Какое счастье, что она оказалась весьма тактична, не стала затягивать визит и уехала обратно в свое Сормово, сославшись на поздний час! Разумеется, Олимпиада Николаевна усиленно зазывала сестру приезжать в любое время, когда ей заблагорассудится, ну а Лидия так же усиленно приглашала в гости в Сормово, однако та и другая отлично знали, что родниться не станут и в гости друг к дружке бегать (вернее, ездить) не будут.
Спасибо, конечно, Игнатию Тихоновичу: он снова свел Лидию и Русановых, ну а сделать большее было уже не в его силах. Чужие люди, что и говорить!
Итак, размышляла Олимпиада Николаевна, Сашенька – по выходе замуж, Шурка – по достижении совершеннолетия (через шесть лет) сделаются очень богатыми людьми. Пока же предстояло жить как прежде, и Константин Анатольевич, быстрее всех оценивший случившееся, вообще предложил молчать, никому ничего не говорить о внезапно привалившем богатстве. Тем более что досталось оно Русановым в обход, так сказать, законной аверьяновской наследницы… Любой и каждый теперь может бросить в адрес Русановых: Маринку, мол, обобрали!
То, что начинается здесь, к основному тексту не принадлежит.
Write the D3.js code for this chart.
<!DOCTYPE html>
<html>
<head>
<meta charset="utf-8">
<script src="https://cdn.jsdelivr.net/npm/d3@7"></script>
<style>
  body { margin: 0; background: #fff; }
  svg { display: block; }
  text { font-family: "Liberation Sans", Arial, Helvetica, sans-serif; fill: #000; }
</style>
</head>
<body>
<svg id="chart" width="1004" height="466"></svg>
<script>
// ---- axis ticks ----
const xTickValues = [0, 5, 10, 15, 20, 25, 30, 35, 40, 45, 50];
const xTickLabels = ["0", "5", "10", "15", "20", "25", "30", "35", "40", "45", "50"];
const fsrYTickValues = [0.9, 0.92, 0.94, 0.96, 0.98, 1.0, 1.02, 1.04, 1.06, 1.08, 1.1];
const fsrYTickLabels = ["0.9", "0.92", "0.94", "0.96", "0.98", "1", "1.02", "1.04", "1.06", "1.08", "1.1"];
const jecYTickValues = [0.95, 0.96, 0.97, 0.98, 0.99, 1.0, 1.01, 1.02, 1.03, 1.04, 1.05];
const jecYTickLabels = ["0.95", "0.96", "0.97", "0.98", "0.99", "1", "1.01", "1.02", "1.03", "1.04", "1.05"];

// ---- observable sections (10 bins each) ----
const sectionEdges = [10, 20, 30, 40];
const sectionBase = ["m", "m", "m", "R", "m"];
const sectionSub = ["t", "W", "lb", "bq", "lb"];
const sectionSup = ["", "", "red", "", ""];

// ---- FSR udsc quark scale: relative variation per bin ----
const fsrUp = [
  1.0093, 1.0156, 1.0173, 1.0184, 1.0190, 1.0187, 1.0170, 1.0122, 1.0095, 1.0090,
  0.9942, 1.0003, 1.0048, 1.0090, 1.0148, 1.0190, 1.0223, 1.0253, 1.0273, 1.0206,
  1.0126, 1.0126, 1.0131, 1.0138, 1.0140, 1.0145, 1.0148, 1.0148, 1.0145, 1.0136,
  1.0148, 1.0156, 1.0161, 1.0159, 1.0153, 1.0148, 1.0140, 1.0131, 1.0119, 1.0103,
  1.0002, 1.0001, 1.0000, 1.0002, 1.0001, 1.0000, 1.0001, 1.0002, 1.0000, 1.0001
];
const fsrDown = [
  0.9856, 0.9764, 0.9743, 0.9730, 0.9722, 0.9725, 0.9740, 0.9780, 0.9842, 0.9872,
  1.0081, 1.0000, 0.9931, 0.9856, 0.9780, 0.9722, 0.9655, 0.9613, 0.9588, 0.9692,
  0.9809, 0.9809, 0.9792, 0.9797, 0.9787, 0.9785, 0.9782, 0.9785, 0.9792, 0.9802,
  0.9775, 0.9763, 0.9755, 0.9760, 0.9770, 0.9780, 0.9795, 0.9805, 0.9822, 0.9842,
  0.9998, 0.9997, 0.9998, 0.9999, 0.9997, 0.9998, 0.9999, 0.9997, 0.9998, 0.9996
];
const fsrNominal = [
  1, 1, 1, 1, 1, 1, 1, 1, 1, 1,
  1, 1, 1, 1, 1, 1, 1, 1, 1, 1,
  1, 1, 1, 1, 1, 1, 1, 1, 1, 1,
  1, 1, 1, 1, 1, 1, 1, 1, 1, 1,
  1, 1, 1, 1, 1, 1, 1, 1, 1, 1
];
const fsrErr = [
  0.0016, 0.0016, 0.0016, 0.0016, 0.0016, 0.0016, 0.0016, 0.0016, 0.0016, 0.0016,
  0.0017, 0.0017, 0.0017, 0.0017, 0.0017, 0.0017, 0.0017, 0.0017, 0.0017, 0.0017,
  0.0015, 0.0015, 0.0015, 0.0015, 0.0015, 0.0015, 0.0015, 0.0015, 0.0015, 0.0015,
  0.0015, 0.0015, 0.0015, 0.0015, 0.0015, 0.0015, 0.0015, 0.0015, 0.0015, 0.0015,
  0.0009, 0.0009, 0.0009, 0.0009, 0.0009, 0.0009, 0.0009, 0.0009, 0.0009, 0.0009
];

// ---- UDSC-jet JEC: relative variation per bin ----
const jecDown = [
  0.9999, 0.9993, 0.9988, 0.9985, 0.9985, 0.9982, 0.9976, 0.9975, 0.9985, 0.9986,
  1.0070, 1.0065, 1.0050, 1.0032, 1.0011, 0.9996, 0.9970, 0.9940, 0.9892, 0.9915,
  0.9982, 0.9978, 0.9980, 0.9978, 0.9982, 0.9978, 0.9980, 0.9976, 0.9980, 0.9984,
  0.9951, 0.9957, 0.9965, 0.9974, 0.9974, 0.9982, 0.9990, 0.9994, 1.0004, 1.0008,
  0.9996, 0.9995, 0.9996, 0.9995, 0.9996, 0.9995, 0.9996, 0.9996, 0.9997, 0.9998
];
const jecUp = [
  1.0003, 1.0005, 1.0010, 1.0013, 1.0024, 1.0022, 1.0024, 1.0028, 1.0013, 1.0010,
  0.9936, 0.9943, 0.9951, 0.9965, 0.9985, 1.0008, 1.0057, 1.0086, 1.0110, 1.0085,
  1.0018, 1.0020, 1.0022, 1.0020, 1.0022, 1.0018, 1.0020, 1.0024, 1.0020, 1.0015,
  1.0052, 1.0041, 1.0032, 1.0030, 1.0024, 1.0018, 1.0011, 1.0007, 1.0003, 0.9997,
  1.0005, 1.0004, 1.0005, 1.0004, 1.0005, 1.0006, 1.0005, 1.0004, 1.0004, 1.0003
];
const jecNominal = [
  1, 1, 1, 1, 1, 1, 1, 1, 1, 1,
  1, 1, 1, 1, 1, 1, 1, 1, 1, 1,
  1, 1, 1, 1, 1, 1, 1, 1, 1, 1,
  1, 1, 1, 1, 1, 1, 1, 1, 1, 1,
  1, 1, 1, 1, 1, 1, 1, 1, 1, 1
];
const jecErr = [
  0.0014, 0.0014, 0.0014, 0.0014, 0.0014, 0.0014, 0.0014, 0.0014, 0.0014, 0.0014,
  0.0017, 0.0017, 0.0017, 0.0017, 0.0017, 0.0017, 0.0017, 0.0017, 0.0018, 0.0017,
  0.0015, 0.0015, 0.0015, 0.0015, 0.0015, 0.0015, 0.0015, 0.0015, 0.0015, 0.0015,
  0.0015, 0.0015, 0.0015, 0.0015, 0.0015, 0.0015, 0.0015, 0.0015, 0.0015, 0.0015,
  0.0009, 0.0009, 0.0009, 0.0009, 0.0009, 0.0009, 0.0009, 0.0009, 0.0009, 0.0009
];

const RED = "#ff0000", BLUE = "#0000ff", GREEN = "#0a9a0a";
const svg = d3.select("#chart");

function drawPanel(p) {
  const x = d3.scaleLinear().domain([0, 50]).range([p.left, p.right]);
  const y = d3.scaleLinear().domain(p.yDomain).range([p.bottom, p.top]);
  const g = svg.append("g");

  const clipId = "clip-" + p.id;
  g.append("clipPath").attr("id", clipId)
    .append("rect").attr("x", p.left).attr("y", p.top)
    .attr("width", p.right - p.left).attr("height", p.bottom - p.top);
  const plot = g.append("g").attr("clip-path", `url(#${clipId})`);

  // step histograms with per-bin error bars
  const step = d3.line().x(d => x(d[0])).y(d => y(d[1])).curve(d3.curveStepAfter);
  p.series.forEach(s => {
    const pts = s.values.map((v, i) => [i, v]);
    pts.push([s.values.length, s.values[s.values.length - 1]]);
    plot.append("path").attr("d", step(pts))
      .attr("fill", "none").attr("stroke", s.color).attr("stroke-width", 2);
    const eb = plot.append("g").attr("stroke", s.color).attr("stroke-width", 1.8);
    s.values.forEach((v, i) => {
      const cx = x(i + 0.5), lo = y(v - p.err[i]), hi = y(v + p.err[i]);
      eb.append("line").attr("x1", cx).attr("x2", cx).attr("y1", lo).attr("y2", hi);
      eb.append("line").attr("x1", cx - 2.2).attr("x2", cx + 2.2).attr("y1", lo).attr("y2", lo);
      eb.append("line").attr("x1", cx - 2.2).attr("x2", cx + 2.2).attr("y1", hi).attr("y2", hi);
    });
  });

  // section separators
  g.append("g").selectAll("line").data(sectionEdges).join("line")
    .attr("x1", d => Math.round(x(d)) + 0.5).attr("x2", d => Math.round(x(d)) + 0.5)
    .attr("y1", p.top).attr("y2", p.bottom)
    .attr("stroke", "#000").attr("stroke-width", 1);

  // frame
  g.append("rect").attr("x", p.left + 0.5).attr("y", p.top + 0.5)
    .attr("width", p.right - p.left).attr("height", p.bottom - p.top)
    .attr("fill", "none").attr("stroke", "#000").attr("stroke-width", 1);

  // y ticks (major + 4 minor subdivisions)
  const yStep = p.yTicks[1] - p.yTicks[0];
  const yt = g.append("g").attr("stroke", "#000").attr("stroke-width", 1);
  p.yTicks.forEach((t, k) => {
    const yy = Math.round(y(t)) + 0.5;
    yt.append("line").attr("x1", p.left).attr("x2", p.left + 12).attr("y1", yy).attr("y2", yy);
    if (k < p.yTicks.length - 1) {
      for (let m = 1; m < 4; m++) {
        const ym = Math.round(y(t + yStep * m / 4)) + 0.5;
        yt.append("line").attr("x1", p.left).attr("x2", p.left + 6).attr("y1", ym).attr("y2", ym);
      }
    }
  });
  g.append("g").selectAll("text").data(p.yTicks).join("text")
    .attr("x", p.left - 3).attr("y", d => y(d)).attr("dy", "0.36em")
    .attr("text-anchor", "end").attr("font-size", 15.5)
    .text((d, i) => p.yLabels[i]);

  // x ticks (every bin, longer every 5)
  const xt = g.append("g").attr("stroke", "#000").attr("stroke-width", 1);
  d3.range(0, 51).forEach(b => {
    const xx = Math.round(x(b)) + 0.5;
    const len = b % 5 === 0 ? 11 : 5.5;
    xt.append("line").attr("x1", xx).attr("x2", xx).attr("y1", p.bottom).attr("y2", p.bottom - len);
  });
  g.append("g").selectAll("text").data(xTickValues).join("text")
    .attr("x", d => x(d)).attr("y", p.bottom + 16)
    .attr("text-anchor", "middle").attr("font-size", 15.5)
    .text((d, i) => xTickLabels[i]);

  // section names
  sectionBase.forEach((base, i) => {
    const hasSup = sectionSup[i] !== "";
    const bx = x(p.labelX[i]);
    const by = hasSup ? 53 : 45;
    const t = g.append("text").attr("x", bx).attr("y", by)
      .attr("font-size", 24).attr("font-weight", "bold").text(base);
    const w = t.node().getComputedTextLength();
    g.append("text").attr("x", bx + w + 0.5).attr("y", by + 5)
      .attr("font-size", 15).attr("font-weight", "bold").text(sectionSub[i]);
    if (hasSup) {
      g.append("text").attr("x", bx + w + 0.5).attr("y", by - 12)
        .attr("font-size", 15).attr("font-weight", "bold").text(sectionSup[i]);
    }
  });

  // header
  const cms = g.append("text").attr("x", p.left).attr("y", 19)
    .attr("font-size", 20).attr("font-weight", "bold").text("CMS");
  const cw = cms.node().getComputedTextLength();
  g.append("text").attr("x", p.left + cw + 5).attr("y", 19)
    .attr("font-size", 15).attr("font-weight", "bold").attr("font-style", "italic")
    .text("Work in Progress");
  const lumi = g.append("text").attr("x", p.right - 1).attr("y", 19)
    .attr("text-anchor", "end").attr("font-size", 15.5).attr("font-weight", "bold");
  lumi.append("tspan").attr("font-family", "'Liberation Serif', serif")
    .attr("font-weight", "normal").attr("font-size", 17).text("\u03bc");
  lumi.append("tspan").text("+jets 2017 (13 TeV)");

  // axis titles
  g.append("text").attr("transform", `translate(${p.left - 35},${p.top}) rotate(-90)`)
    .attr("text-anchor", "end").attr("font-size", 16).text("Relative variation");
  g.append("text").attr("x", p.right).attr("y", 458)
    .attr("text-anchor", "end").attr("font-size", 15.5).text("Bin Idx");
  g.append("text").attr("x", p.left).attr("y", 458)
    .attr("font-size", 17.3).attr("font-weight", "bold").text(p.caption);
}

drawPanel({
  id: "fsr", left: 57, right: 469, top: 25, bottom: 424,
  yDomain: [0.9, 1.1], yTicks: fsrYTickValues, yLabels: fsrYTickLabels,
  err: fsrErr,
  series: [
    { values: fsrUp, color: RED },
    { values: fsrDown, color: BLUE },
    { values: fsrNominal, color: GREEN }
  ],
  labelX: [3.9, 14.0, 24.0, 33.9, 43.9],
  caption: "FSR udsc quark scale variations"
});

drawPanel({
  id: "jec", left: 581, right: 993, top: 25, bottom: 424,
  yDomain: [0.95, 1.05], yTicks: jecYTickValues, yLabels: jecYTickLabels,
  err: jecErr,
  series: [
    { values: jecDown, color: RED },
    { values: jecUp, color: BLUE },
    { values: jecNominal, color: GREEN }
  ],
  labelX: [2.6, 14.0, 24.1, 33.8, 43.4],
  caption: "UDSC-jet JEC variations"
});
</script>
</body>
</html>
Да ведь они не знали! Даже не подозревали!
Можно, конечно, отказаться… Или нельзя? Нет, кажется, нельзя: право полного распоряжения капиталами начинается для Саши именно со дня замужества, а для Шурки – с совершеннолетия. При всем желании ничего для Марины не сделаешь!
Почему так поступил Аверьянов? Почему обобрал родную дочь? За что так наказал?
Олимпиада Николаевна открыла глаза и сердито посмотрела на лунный луч, который назойливо льнул к лицу.
– Да не знаю я! – сказала ему сердито, как живому, приставучему существу. – Не знаю, не понимаю ничего! – И отвернулась к стенке, зажмурилась изо всех сил: – Все, спать! Спать!